1976 A New York judge ruled Beatle George Harrison
guilty of plagiarizing the song "He’s So Fine" (composed by Ronald
Mack and recorded by the Chiffons) in his hit “My Sweet Lord.”
1980 Poland's Solidarity labor movement began when the
government and trade unions signed an agreement ending a 17-day strike in
Gdansk. Solidarity grew to include 25% of the country's population and was thus
able to become a lobby for national reform.
1985 Residents of an East Los Angeles neighborhood
captured California's "Night Stalker" killer Richard Ramirez.
1988 Arbitrator George Nicolau ruled the owners of
Major League Baseball teams colluded to restrict bidding for free agents. On
the same day a year later, arbitrator Thomas T. Roberts ordered owners to pay
$105 million for the collusion; in 1990, management finally agreed with the
players' union to pay those players affected $280 million.
1990 East and West Germany signed a treaty to join
legal and political systems.
1992 White separatist Randy Weaver surrendered to
authorities in Idaho, ending an 11-day siege. Weaver's wife and son and a
deputy U.S. marshal were killed during the siege.
1997 Britain's Princess Diana, her companion Dodi
Fayed, and driver Henri Paul died in a car crash in Paris.
1999 The first in the “9/99” bombings in Moscow
occurred at the shopping mall on Manezhnaya Square. One person died and 40
others were wounded. The bombings, blamed variously on the Federal Security
Service and GRU or Arab militants fighting on the side of Chechen insurgents,
continued until September 16 and killed 367 and injured more than 1,000.
2005 953 people died following a stampede on the Al-Aaimmah
bridge across the Tigres River in Baghdad. A million Shia pilgrims were making
their way to the Musa al-Kazi shrine when rumors of a suicide bomber ran
rampant through the crowd, causing hundreds to rush to the bridge. (Hours
before, an Al-Qaeda insurgent group killed seven and wounded dozens more in a
mortar attack on the crowd.) Hundreds were trampled and suffocated
trying to get to the other end of the bridge, which was closed off. Many fell
into the river and drowned. Members of the public blamed Defense Ministers for
improperly securing the area but no one resigned or received any punishment.

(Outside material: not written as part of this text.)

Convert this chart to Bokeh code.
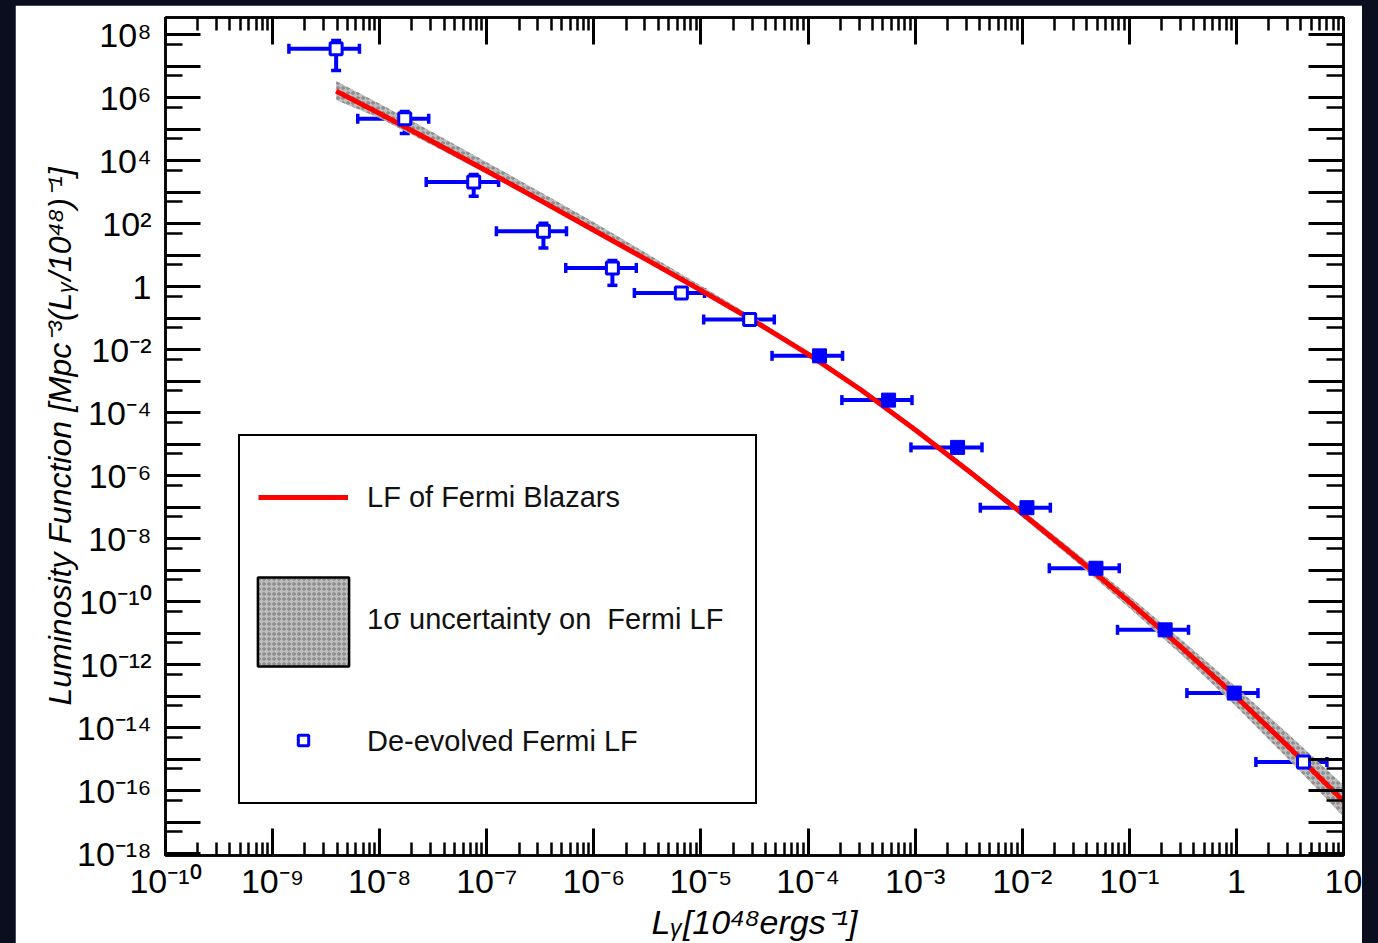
import numpy as np
from bokeh.plotting import figure
from bokeh.models import (Range1d, LogAxis, FixedTicker, CustomJSTickFormatter, Whisker, TeeHead,
                          ColumnDataSource, Legend, LegendItem, Column)
from bokeh.embed import file_html
from bokeh.resources import INLINE

# ---------------- data ----------------
# De-evolved Fermi LF points: luminosity (10^48 erg/s) and LF value
lum = [3.92e-9, 1.714e-8, 7.55e-8, 3.38e-7, 1.49e-6, 6.56e-6, 2.85e-5, 1.28e-4, 5.65e-4,
       2.49e-3, 1.107e-2, 4.88e-2, 0.216, 0.955, 4.23]
lum_lo = [1.42e-9, 6.24e-9, 2.72e-8, 1.23e-7, 5.46e-7, 2.39e-6, 1.06e-5, 4.61e-5, 2.07e-4,
          9.14e-4, 4.06e-3, 1.79e-2, 7.76e-2, 0.345, 1.52]
lum_hi = [6.47e-9, 2.87e-8, 1.29e-7, 5.55e-7, 2.49e-6, 1.08e-5, 4.84e-5, 2.10e-4, 9.35e-4,
          4.21e-3, 1.83e-2, 8.05e-2, 0.357, 1.59, 7.0]
lf = [3.52e7, 2.13e5, 2.08e3, 57.0, 3.92, 0.631, 9.06e-2, 6.37e-3, 2.51e-4,
      7.94e-6, 9.68e-8, 1.16e-9, 1.29e-11, 1.27e-13, 8.24e-16]
lf_lo = [7.23e6, 7.24e4, 733.0, 16.9, 1.10, 0.457, 7.6e-2, 5.2e-3, 2.0e-4,
         6.5e-6, 7.9e-8, 9.5e-10, 1.05e-11, 1.02e-13, 6.6e-16]
lf_hi = [6.46e7, 3.63e5, 3.63e3, 102.0, 6.76, 0.891, 0.110, 7.8e-3, 3.1e-4,
         9.8e-6, 1.17e-7, 1.41e-9, 1.58e-11, 1.55e-13, 1.02e-15]
filled = [False, False, False, False, False, False, False, True, True,
          True, True, True, True, True, False]

# LF of Fermi blazars (red curve) and its 1 sigma band
curve_x = [3.92e-9, 1e-8, 3.16e-8, 1e-7, 3.16e-7, 1e-6, 3.16e-6, 1e-5, 3.16e-5, 1e-4,
           3.16e-4, 1e-3, 3.16e-3, 1e-2, 3.16e-2, 0.1, 0.316, 1.0, 3.16, 10.0]
curve_y = [1.596e6, 3.10e5, 3.90e4, 4.69e3, 545.0, 61.8, 6.93, 0.760, 7.96e-2, 7.26e-3,
           5.14e-4, 2.89e-5, 1.416e-6, 6.32e-8, 2.64e-9, 9.91e-11, 3.28e-12, 9.57e-14,
           2.27e-15, 4.80e-17]
band_hi = [3.33e6, 6.32e5, 7.78e4, 8.93e3, 1.01e3, 110.0, 11.0, 1.07, 0.1026, 8.73e-3,
           6.18e-4, 3.48e-5, 1.74e-6, 8.15e-8, 3.64e-9, 1.535e-10, 5.70e-12, 1.954e-13,
           5.70e-15, 1.517e-16]
band_lo = [8.38e5, 2.19e5, 2.96e4, 3.81e3, 453.0, 52.6, 6.04, 0.678, 7.10e-2, 6.47e-3,
           4.48e-4, 2.46e-5, 1.151e-6, 4.91e-8, 1.91e-9, 6.40e-11, 1.89e-12, 4.69e-14,
           9.04e-16, 1.517e-17]

# axis ticks and labels
x_tick_exps = [-10, -9, -8, -7, -6, -5, -4, -3, -2, -1, 0, 1]
x_tick_labels = ["10⁻¹⁰", "10⁻⁹", "10⁻⁸", "10⁻⁷", "10⁻⁶", "10⁻⁵", "10⁻⁴", "10⁻³", "10⁻²",
                 "10⁻¹", "1", "10"]
y_tick_exps = [-18, -16, -14, -12, -10, -8, -6, -4, -2, 0, 2, 4, 6, 8]
y_tick_labels = ["10⁻¹⁸", "10⁻¹⁶", "10⁻¹⁴", "10⁻¹²", "10⁻¹⁰", "10⁻⁸", "10⁻⁶", "10⁻⁴", "10⁻²",
                 "1", "10²", "10⁴", "10⁶", "10⁸"]
x_title = "Lᵧ[10⁴⁸ergs⁻¹]"
y_title = "Luminosity Function [Mpc⁻³(Lᵧ/10⁴⁸)⁻¹]"
legend_labels = ["LF of Fermi Blazars", "1σ uncertainty on  Fermi LF", "De-evolved Fermi LF"]

FONT = "Liberation Sans"
BLUE = "#0000ff"
RED = "#ff0000"

p = figure(width=1347, height=938, output_backend="svg", toolbar_location=None,
           x_axis_type="log", y_axis_type="log",
           x_range=Range1d(1e-10, 10), y_range=Range1d(10 ** -18.05, 10 ** 8.54),
           min_border_left=150, min_border_right=19, min_border_top=12, min_border_bottom=87)
p.margin = (5, 16, 0, 15)
p.background_fill_color = "white"
p.border_fill_color = "white"
p.grid.visible = False
p.outline_line_color = "black"
p.outline_line_width = 2.5

x_ticker = FixedTicker(ticks=[10.0 ** d for d in range(-10, 2)],
                       minor_ticks=[k * 10.0 ** d for d in range(-10, 1) for k in range(2, 10)])
y_ticker = FixedTicker(ticks=[10.0 ** d for d in range(-18, 9)],
                       minor_ticks=[5 * 10.0 ** d for d in range(-19, 8)])

fmt_code = """
const e = Math.round(Math.log10(tick));
const i = exps.indexOf(e);
return i >= 0 ? labels[i] : "";
"""
x_fmt = CustomJSTickFormatter(args=dict(exps=x_tick_exps, labels=x_tick_labels), code=fmt_code)
y_fmt = CustomJSTickFormatter(args=dict(exps=y_tick_exps, labels=y_tick_labels), code=fmt_code)
blank_fmt = CustomJSTickFormatter(code="return '';")


def style_axis(ax, major_len, minor_len):
    ax.major_tick_in = major_len
    ax.major_tick_out = 0
    ax.minor_tick_in = minor_len
    ax.minor_tick_out = 0
    ax.major_tick_line_width = 3
    ax.minor_tick_line_width = 2.5
    ax.major_tick_line_color = "black"
    ax.minor_tick_line_color = "black"
    ax.axis_line_width = 2.5
    ax.axis_line_color = "black"


xa = p.xaxis[0]
xa.ticker = x_ticker
xa.formatter = x_fmt
style_axis(xa, 27, 13)
xa.major_label_text_font = FONT
xa.major_label_text_font_size = "34px"
xa.major_label_text_color = "black"
xa.major_label_standoff = 6
xa.axis_label = x_title
xa.axis_label_text_font = FONT
xa.axis_label_text_font_size = "34px"
xa.axis_label_text_font_style = "italic"
xa.axis_label_text_color = "black"
xa.axis_label_standoff = 0

ya = p.yaxis[0]
ya.ticker = y_ticker
ya.formatter = y_fmt
style_axis(ya, 35, 17)
ya.major_label_text_font = FONT
ya.major_label_text_font_size = "34px"
ya.major_label_text_color = "black"
ya.major_label_standoff = 14
ya.axis_label = y_title
ya.axis_label_text_font = FONT
ya.axis_label_text_font_size = "32px"
ya.axis_label_text_font_style = "italic"
ya.axis_label_text_color = "black"
ya.axis_label_standoff = -4

top = LogAxis(ticker=x_ticker, formatter=blank_fmt, major_label_text_font_size="0px",
              major_label_standoff=0)
style_axis(top, 27, 13)
p.add_layout(top, "above")
right = LogAxis(ticker=y_ticker, formatter=blank_fmt, major_label_text_font_size="0px",
                major_label_standoff=0)
style_axis(right, 35, 17)
p.add_layout(right, "right")

# 1 sigma band
band_r = p.varea(x=curve_x, y1=band_lo, y2=band_hi, fill_color="#bdbdbd",
                 hatch_pattern="ring", hatch_color="#777777", hatch_scale=5, hatch_weight=1)
# red LF curve
line_r = p.line(x=curve_x, y=curve_y, line_color=RED, line_width=5)

# error bars
src = ColumnDataSource(dict(x=lum, xlo=lum_lo, xhi=lum_hi, y=lf, ylo=lf_lo, yhi=lf_hi))
for dim, base, lo, hi in (("width", "y", "xlo", "xhi"), ("height", "x", "ylo", "yhi")):
    w = Whisker(source=src, base=base, lower=lo, upper=hi, dimension=dim,
                line_color=BLUE, line_width=4,
                upper_head=TeeHead(size=10, line_color=BLUE, line_width=3.5),
                lower_head=TeeHead(size=10, line_color=BLUE, line_width=3.5))
    p.add_layout(w)

open_src = ColumnDataSource(dict(x=[a for a, f in zip(lum, filled) if not f],
                                 y=[b for b, f in zip(lf, filled) if not f]))
fill_src = ColumnDataSource(dict(x=[a for a, f in zip(lum, filled) if f],
                                 y=[b for b, f in zip(lf, filled) if f]))
open_r = p.scatter(x="x", y="y", source=open_src, marker="square", size=12,
                   fill_color="white", line_color=BLUE, line_width=3)
p.scatter(x="x", y="y", source=fill_src, marker="square", size=14,
          fill_color=BLUE, line_color=BLUE, line_width=1)

# legend-only helpers: NaN data so nothing is drawn in the plot itself
nan1 = np.array([np.nan])
box_r = p.quad(left=nan1, right=nan1, top=nan1, bottom=nan1, fill_alpha=0,
               line_color="black", line_width=2.5)
ghost_r = p.line(x=nan1, y=nan1, line_alpha=0)

legA = Legend(items=[LegendItem(label=legend_labels[0], renderers=[line_r]),
                     LegendItem(label=legend_labels[1], renderers=[ghost_r]),
                     LegendItem(label=legend_labels[2], renderers=[ghost_r])],
              location=(73, 51), padding=18, spacing=36, glyph_width=90, glyph_height=86,
              label_standoff=19, label_width=370, margin=0,
              border_line_color="black", border_line_width=2, border_line_alpha=1,
              background_fill_color="white", background_fill_alpha=1,
              label_text_font=FONT, label_text_font_size="29px", label_text_color="#111111")
# band swatch (area legend glyphs are inset by 10%, so a larger glyph box is used)
legC = Legend(items=[LegendItem(label=" ", renderers=[band_r, box_r])],
              location=(81, 178), padding=0, spacing=0, glyph_width=114, glyph_height=111,
              label_standoff=0, label_width=0, margin=0, border_line_alpha=0,
              background_fill_alpha=0, label_text_font_size="1px")
# small open-square marker swatch
legB = Legend(items=[LegendItem(label=" ", renderers=[open_r])],
              location=(93, 102), padding=0, spacing=0, glyph_width=90, glyph_height=26,
              label_standoff=0, label_width=0, margin=0, border_line_alpha=0,
              background_fill_alpha=0, label_text_font_size="1px")
p.add_layout(legA)
p.add_layout(legC)
p.add_layout(legB)

layout = Column(children=[p], width=1378, height=943, sizing_mode="fixed",
                styles={"background-color": "#0b0e1e"})

open("out.html", "w").write(file_html(layout, INLINE))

2006 Norwegian police recovered Edvard Munch's famous
painting The Scream in a raid. Stolen two years before, the painting was
said to be in a better-than-expected condition.

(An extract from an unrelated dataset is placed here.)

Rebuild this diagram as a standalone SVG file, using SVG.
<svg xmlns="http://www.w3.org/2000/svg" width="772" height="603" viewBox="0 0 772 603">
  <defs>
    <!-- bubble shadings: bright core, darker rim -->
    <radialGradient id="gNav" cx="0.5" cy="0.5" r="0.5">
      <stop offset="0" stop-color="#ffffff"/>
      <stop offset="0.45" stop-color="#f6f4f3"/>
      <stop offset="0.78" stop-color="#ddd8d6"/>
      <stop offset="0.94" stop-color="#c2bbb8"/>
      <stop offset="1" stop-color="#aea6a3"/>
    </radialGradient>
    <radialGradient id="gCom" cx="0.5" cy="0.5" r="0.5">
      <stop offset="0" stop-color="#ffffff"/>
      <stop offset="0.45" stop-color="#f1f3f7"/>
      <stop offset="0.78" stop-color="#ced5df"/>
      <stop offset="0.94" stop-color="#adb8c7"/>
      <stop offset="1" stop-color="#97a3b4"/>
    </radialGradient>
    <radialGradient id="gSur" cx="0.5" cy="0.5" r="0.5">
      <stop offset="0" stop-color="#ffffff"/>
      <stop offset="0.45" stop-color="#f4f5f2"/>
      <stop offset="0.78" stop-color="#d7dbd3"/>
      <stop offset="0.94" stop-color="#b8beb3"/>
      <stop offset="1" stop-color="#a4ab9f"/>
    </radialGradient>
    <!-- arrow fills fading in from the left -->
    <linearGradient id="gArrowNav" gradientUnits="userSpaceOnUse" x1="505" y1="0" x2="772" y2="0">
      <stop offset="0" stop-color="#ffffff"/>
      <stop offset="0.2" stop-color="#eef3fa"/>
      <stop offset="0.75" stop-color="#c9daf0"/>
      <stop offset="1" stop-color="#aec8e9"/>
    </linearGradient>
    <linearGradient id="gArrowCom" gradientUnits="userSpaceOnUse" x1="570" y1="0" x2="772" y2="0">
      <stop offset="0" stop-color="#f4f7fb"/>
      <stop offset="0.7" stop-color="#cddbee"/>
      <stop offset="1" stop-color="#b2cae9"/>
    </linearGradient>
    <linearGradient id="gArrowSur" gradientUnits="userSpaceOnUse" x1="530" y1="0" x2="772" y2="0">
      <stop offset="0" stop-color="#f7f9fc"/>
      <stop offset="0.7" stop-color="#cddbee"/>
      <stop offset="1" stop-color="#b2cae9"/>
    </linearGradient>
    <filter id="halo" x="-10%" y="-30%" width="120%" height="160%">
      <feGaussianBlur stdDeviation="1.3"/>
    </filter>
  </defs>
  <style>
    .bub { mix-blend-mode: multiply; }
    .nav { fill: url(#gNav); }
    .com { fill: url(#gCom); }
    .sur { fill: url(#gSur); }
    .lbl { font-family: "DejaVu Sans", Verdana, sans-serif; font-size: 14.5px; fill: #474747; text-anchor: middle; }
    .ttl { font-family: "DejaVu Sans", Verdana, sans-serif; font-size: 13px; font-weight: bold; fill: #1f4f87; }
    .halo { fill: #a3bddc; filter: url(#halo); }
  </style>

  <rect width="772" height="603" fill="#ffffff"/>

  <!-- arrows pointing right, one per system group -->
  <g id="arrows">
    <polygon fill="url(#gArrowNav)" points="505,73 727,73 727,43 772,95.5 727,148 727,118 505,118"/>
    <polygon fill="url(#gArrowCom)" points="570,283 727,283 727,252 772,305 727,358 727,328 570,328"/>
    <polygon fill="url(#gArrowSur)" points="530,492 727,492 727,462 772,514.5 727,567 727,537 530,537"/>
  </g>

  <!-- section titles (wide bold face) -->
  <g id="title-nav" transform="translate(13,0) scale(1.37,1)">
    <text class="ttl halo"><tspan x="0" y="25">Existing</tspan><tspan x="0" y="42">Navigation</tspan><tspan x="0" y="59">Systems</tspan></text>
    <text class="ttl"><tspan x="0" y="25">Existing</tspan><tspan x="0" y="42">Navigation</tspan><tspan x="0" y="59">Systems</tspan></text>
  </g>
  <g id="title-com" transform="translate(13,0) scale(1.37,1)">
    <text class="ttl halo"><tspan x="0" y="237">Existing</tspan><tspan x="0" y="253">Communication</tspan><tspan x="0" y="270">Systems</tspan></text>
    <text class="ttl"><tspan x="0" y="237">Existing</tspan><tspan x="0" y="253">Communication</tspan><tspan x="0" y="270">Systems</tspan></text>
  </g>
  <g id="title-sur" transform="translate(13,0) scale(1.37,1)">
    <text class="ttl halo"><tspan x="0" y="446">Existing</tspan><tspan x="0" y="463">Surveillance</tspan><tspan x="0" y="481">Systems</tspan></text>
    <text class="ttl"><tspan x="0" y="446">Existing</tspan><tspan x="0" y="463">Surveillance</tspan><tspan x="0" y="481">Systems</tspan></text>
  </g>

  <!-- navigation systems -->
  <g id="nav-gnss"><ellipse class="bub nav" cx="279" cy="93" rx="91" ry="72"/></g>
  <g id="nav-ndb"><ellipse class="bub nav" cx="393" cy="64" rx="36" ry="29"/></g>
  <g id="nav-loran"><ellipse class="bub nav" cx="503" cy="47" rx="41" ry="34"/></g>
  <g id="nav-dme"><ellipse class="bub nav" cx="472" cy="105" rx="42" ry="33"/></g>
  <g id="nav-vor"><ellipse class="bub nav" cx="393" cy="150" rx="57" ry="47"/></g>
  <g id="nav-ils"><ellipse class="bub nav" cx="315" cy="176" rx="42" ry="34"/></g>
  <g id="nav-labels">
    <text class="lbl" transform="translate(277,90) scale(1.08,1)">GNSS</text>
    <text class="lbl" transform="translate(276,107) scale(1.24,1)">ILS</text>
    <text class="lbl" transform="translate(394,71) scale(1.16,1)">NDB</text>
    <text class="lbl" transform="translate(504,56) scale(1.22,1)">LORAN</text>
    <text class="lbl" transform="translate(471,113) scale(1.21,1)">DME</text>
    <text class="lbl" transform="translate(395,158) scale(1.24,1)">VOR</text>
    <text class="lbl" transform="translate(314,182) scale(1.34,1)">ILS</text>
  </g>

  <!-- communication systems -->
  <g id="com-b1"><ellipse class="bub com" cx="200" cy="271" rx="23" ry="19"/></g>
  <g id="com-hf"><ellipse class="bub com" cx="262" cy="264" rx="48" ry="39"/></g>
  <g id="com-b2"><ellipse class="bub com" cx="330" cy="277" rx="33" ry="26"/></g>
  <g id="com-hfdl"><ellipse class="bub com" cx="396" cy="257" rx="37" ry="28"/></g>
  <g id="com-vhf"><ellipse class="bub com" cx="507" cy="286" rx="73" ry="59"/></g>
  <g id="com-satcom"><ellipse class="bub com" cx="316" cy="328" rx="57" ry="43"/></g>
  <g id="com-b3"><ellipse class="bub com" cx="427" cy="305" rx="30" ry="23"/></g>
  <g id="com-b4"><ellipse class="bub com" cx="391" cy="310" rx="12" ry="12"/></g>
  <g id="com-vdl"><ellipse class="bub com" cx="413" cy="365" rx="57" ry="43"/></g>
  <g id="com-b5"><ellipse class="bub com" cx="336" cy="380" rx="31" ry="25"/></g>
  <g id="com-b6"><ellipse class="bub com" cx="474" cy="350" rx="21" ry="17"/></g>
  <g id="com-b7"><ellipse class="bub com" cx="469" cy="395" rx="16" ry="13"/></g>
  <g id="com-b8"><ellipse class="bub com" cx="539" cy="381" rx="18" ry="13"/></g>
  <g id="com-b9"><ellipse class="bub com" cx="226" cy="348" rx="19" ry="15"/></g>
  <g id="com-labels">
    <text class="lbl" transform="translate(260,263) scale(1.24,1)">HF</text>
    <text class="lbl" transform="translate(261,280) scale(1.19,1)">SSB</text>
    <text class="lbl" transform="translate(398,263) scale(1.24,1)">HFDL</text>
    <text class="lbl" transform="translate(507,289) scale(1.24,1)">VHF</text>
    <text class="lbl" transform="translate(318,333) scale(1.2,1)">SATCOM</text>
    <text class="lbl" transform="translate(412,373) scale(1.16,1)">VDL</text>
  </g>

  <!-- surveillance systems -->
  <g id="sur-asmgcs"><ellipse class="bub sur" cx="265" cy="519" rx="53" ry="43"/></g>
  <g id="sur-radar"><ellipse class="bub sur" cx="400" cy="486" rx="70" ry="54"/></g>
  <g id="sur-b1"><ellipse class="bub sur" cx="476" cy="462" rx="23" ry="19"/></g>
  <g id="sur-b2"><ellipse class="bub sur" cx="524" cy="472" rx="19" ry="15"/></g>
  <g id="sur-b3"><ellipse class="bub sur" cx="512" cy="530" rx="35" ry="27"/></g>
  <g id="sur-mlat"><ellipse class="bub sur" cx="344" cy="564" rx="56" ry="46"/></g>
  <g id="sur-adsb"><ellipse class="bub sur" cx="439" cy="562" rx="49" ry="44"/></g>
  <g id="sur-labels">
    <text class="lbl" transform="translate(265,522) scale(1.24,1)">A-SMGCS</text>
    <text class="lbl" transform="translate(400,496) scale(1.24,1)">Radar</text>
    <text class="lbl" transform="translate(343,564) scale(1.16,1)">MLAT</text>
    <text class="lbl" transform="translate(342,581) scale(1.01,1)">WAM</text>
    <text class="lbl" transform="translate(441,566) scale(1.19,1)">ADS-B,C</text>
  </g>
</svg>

2006 Iran defied a U.N. deadline to stop enriching
uranium. The U.N. council stipulated, however, that it would not impose
sanctions without further negotiations.
2012 Armenia severed diplomatic relations with
Hungary, after Hungary pardoned Ramil Safarov. Safarov had been convicted of
killing an Armenian soldier in 2004.
2012 A Tokyo court ruled Samsung's Galaxy smartphones
and tablets did not violate Apple patents and awarded legal costs to Samsung.
2016 The Brazilian Senate found President Dilma
Rousseff guilty of violating Brazil's federal budget laws and voted 61-20 to remove
her from office.
2019 Oil worker Seth Aaron Ator, fired from his job, went on a shooting spree with an AR-15 semi-automatic rifle in Midland and Odessa, Texas, killing seven and injuring 22 more. Ator bought the rifle privately, having failed a background check because of a "mental health issue." When police caught up with him at a movie complex in Odessa, he opened fire and wounded two officers before officers shot him dead.